- [TASK DESCRIPTION]: Reproduce every line of the listing as written, apart from the pictures.

- [SOURCE MATERIAL]:

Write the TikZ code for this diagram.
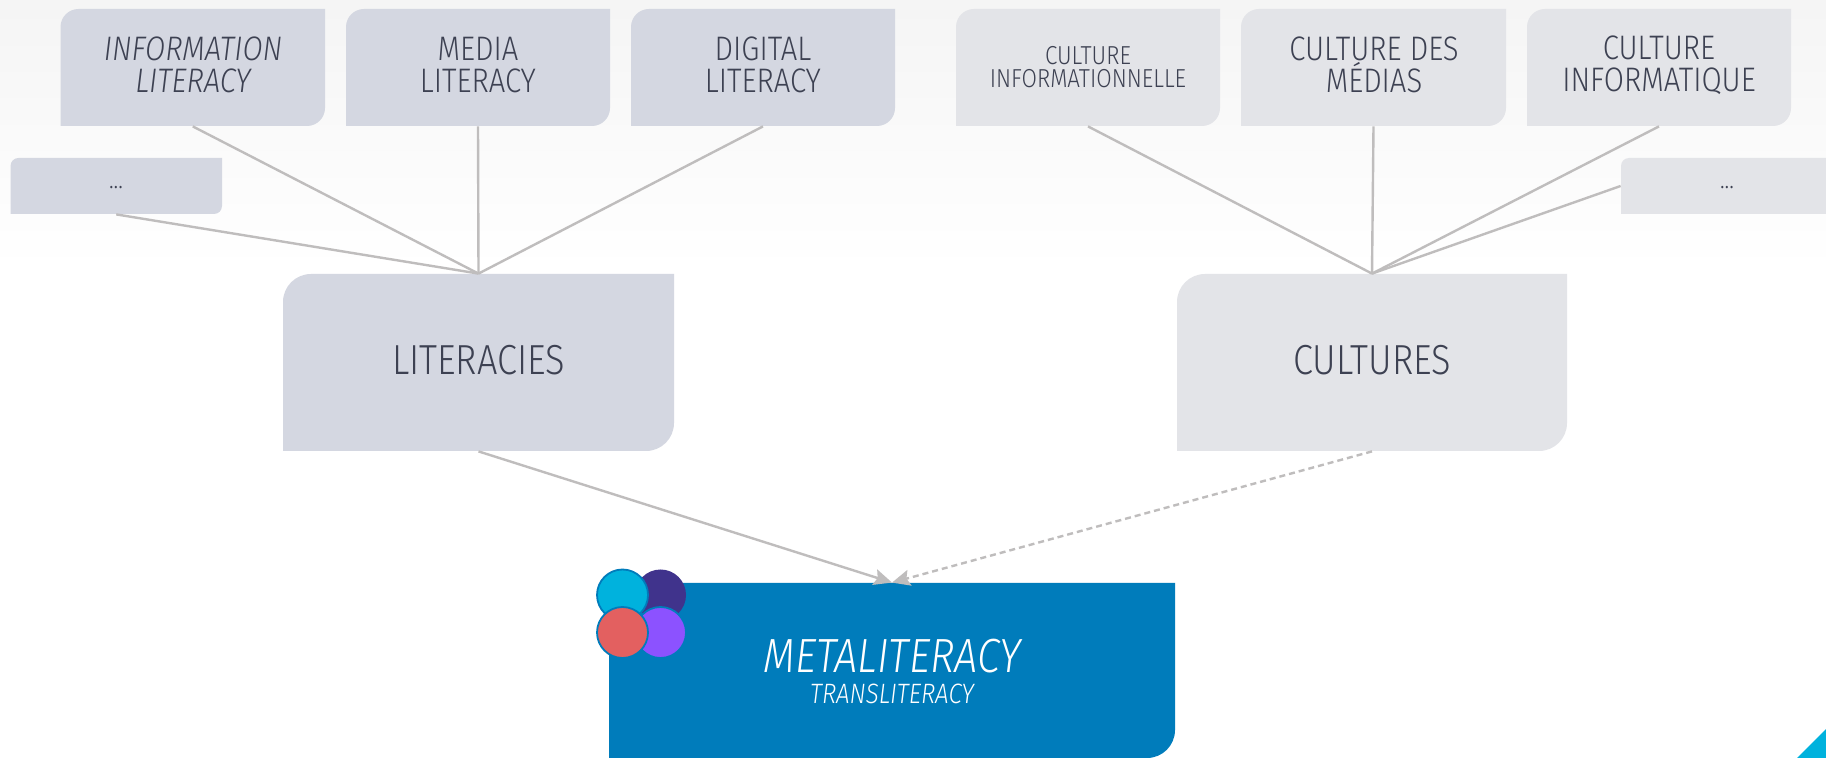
\documentclass[tikz,border=0pt]{standalone}
\usepackage{fontspec}
\setmainfont{Fira Sans Light}[FakeStretch=0.86]
\newfontfamily\itf{Fira Sans Light Italic}[FakeStretch=0.86]
\usetikzlibrary{arrows.meta,calc}
\definecolor{litc}{HTML}{D4D7E1}
\definecolor{culc}{HTML}{E3E4E8}
\definecolor{inkc}{HTML}{3D4152}
\definecolor{linec}{HTML}{BFBDBD}
\definecolor{metac}{HTML}{007CBB}
\definecolor{cyanc}{HTML}{00B2DD}
\definecolor{navyc}{HTML}{40338C}
\definecolor{redc}{HTML}{E36060}
\definecolor{purpc}{HTML}{8C52FF}
\newcommand{\shapebox}[7]{%
  \fill[#7] (#2,#5) [rounded corners=#6*0.5pt] -- (#2,#3) [sharp corners] -- (#4,#3) [rounded corners=#6*0.5pt] -- (#4,#5) [sharp corners] -- cycle;
  \coordinate (#1 c) at ({(#2+#4)/2},{(#3+#5)/2});
  \node[inner sep=0pt,minimum width={(#4-#2)*0.5pt},minimum height={(#5-#3)*0.5pt}] (#1) at (#1 c) {};
}
\tikzset{
  x=0.5pt,y=-0.5pt,
  lbl/.style={text=inkc,align=center,inner sep=0pt},
  link/.style={draw=linec,line width=1.2pt},
  petal/.style={draw=metac,line width=0.9pt},
}
\begin{document}
\begin{tikzpicture}
\useasboundingbox (0,0) rectangle (1826,758);
\fill[top color=white!0!white,bottom color=white] (0,0) rectangle (1826,758);
\fill[top color=white,bottom color=white] (0,0) rectangle (1826,758);
\shade[top color=black!4!white,bottom color=white] (0,0) rectangle (1826,270);
\fill[cyanc] (1826,729) -- (1826,758) -- (1797,758) -- cycle;
% boxes
\shapebox{i1}{60.5}{9}{325}{126}{18}{litc}
\shapebox{i2}{346}{9}{610}{126}{18}{litc}
\shapebox{i3}{631}{9}{895}{126}{18}{litc}
\shapebox{dl}{10.5}{158}{222}{214}{8}{litc}
\shapebox{lit}{283}{274}{674}{451}{28}{litc}
\shapebox{c1}{956}{9}{1220}{126}{18}{culc}
\shapebox{c2}{1241}{9}{1506}{126}{18}{culc}
\shapebox{c3}{1527}{9}{1791}{126}{18}{culc}
\shapebox{dr}{1621}{158}{1840}{214}{8}{culc}
\shapebox{cul}{1177}{274}{1567}{451}{28}{culc}
\shapebox{meta}{609}{583}{1175}{758}{28}{metac}
% connectors
\draw[link] (i1.south) -- (lit.north);
\draw[link] (i2.south) -- (lit.north);
\draw[link] (i3.south) -- (lit.north);
\draw[link] (dl.south) -- (lit.north);
\draw[link] (c1.south) -- (cul.north);
\draw[link] (c2.south) -- (cul.north);
\draw[link] (c3.south) -- (cul.north);
\draw[link] (dr.west |- 0,186) -- (cul.north);
\draw[link,-{Stealth[length=9pt,width=8pt,inset=1.5pt]}] (lit.south) -- (meta.north);
\draw[link,dash pattern=on 3pt off 2pt,-{Stealth[length=9pt,width=8pt,inset=1.5pt]}] (cul.south) -- (meta.north);
% petals
\node[circle,fill=navyc,minimum size=25.5pt,inner sep=0pt] (pn) at (660.5,595) {};
\node[circle,fill=cyanc,petal,minimum size=25.5pt,inner sep=0pt] (pc) at (622.5,595) {};
\node[circle,fill=purpc,petal,minimum size=25.5pt,inner sep=0pt] (pp) at (660.5,632.5) {};
\node[circle,fill=redc,petal,minimum size=25.5pt,inner sep=0pt] (pr) at (622.5,632.5) {};
% labels
\node[lbl,font=\itf\fontsize{17}{16}\selectfont] (ti1) at (193,65) {INFORMATION\\LITERACY};
\node[lbl,font=\fontsize{17}{16}\selectfont] (ti2) at (478,65) {MEDIA\\LITERACY};
\node[lbl,font=\fontsize{17}{16}\selectfont] (ti3) at (763,65) {DIGITAL\\LITERACY};
\node[lbl,font=\fontsize{13}{11.5}\selectfont] (tc1) at (1088,67) {CULTURE\\INFORMATIONNELLE};
\node[lbl,font=\fontsize{17}{16}\selectfont] (tc2) at (1374,65) {CULTURE DES\\MÉDIAS};
\node[lbl,font=\fontsize{17}{16}\selectfont] (tc3) at (1659,65) {CULTURE\\INFORMATIQUE};
\node[lbl,font=\fontsize{13}{14}\selectfont] (tdl) at (116,188) {...};
\node[lbl,font=\fontsize{13}{14}\selectfont] (tdr) at (1727,188) {...};
\node[lbl,font=\fontsize{21}{24}\selectfont] (tlit) at (478.5,360) {LITERACIES};
\node[lbl,font=\fontsize{21}{24}\selectfont] (tcul) at (1372,360) {CULTURES};
\node[lbl,text=white,font=\itf\fontsize{24}{26}\selectfont] (tm) at (892,656) {METALITERACY};
\node[lbl,text=white,font=\itf\fontsize{14}{16}\selectfont] (tt) at (892,694) {TRANSLITERACY};
\end{tikzpicture}
\end{document}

- [FINISHED EXERCISE]:
Write the TikZ code for this diagram.
\documentclass[tikz,border=0pt]{standalone}
\usepackage{fontspec}
\setmainfont{Fira Sans Light}[FakeStretch=0.86]
\newfontfamily\itf{Fira Sans Light Italic}[FakeStretch=0.86]
\usetikzlibrary{arrows.meta,calc}
\definecolor{litc}{HTML}{D4D7E1}
\definecolor{culc}{HTML}{E3E4E8}
\definecolor{inkc}{HTML}{3D4152}
\definecolor{linec}{HTML}{BFBDBD}
\definecolor{metac}{HTML}{007CBB}
\definecolor{cyanc}{HTML}{00B2DD}
\definecolor{navyc}{HTML}{40338C}
\definecolor{redc}{HTML}{E36060}
\definecolor{purpc}{HTML}{8C52FF}
\newcommand{\shapebox}[7]{%
  \fill[#7] (#2,#5) [rounded corners=#6*0.5pt] -- (#2,#3) [sharp corners] -- (#4,#3) [rounded corners=#6*0.5pt] -- (#4,#5) [sharp corners] -- cycle;
  \coordinate (#1 c) at ({(#2+#4)/2},{(#3+#5)/2});
  \node[inner sep=0pt,minimum width={(#4-#2)*0.5pt},minimum height={(#5-#3)*0.5pt}] (#1) at (#1 c) {};
}
\tikzset{
  x=0.5pt,y=-0.5pt,
  lbl/.style={text=inkc,align=center,inner sep=0pt},
  link/.style={draw=linec,line width=1.2pt},
  petal/.style={draw=metac,line width=0.9pt},
}
\begin{document}
\begin{tikzpicture}
\useasboundingbox (0,0) rectangle (1826,758);
\fill[top color=white!0!white,bottom color=white] (0,0) rectangle (1826,758);
\fill[top color=white,bottom color=white] (0,0) rectangle (1826,758);
\shade[top color=black!4!white,bottom color=white] (0,0) rectangle (1826,270);
\fill[cyanc] (1826,729) -- (1826,758) -- (1797,758) -- cycle;
% boxes
\shapebox{i1}{60.5}{9}{325}{126}{18}{litc}
\shapebox{i2}{346}{9}{610}{126}{18}{litc}
\shapebox{i3}{631}{9}{895}{126}{18}{litc}
\shapebox{dl}{10.5}{158}{222}{214}{8}{litc}
\shapebox{lit}{283}{274}{674}{451}{28}{litc}
\shapebox{c1}{956}{9}{1220}{126}{18}{culc}
\shapebox{c2}{1241}{9}{1506}{126}{18}{culc}
\shapebox{c3}{1527}{9}{1791}{126}{18}{culc}
\shapebox{dr}{1621}{158}{1840}{214}{8}{culc}
\shapebox{cul}{1177}{274}{1567}{451}{28}{culc}
\shapebox{meta}{609}{583}{1175}{758}{28}{metac}
% connectors
\draw[link] (i1.south) -- (lit.north);
\draw[link] (i2.south) -- (lit.north);
\draw[link] (i3.south) -- (lit.north);
\draw[link] (dl.south) -- (lit.north);
\draw[link] (c1.south) -- (cul.north);
\draw[link] (c2.south) -- (cul.north);
\draw[link] (c3.south) -- (cul.north);
\draw[link] (dr.west |- 0,186) -- (cul.north);
\draw[link,-{Stealth[length=9pt,width=8pt,inset=1.5pt]}] (lit.south) -- (meta.north);
\draw[link,dash pattern=on 3pt off 2pt,-{Stealth[length=9pt,width=8pt,inset=1.5pt]}] (cul.south) -- (meta.north);
% petals
\node[circle,fill=navyc,minimum size=25.5pt,inner sep=0pt] (pn) at (660.5,595) {};
\node[circle,fill=cyanc,petal,minimum size=25.5pt,inner sep=0pt] (pc) at (622.5,595) {};
\node[circle,fill=purpc,petal,minimum size=25.5pt,inner sep=0pt] (pp) at (660.5,632.5) {};
\node[circle,fill=redc,petal,minimum size=25.5pt,inner sep=0pt] (pr) at (622.5,632.5) {};
% labels
\node[lbl,font=\itf\fontsize{17}{16}\selectfont] (ti1) at (193,65) {INFORMATION\\LITERACY};
\node[lbl,font=\fontsize{17}{16}\selectfont] (ti2) at (478,65) {MEDIA\\LITERACY};
\node[lbl,font=\fontsize{17}{16}\selectfont] (ti3) at (763,65) {DIGITAL\\LITERACY};
\node[lbl,font=\fontsize{13}{11.5}\selectfont] (tc1) at (1088,67) {CULTURE\\INFORMATIONNELLE};
\node[lbl,font=\fontsize{17}{16}\selectfont] (tc2) at (1374,65) {CULTURE DES\\MÉDIAS};
\node[lbl,font=\fontsize{17}{16}\selectfont] (tc3) at (1659,65) {CULTURE\\INFORMATIQUE};
\node[lbl,font=\fontsize{13}{14}\selectfont] (tdl) at (116,188) {...};
\node[lbl,font=\fontsize{13}{14}\selectfont] (tdr) at (1727,188) {...};
\node[lbl,font=\fontsize{21}{24}\selectfont] (tlit) at (478.5,360) {LITERACIES};
\node[lbl,font=\fontsize{21}{24}\selectfont] (tcul) at (1372,360) {CULTURES};
\node[lbl,text=white,font=\itf\fontsize{24}{26}\selectfont] (tm) at (892,656) {METALITERACY};
\node[lbl,text=white,font=\itf\fontsize{14}{16}\selectfont] (tt) at (892,694) {TRANSLITERACY};
\end{tikzpicture}
\end{document}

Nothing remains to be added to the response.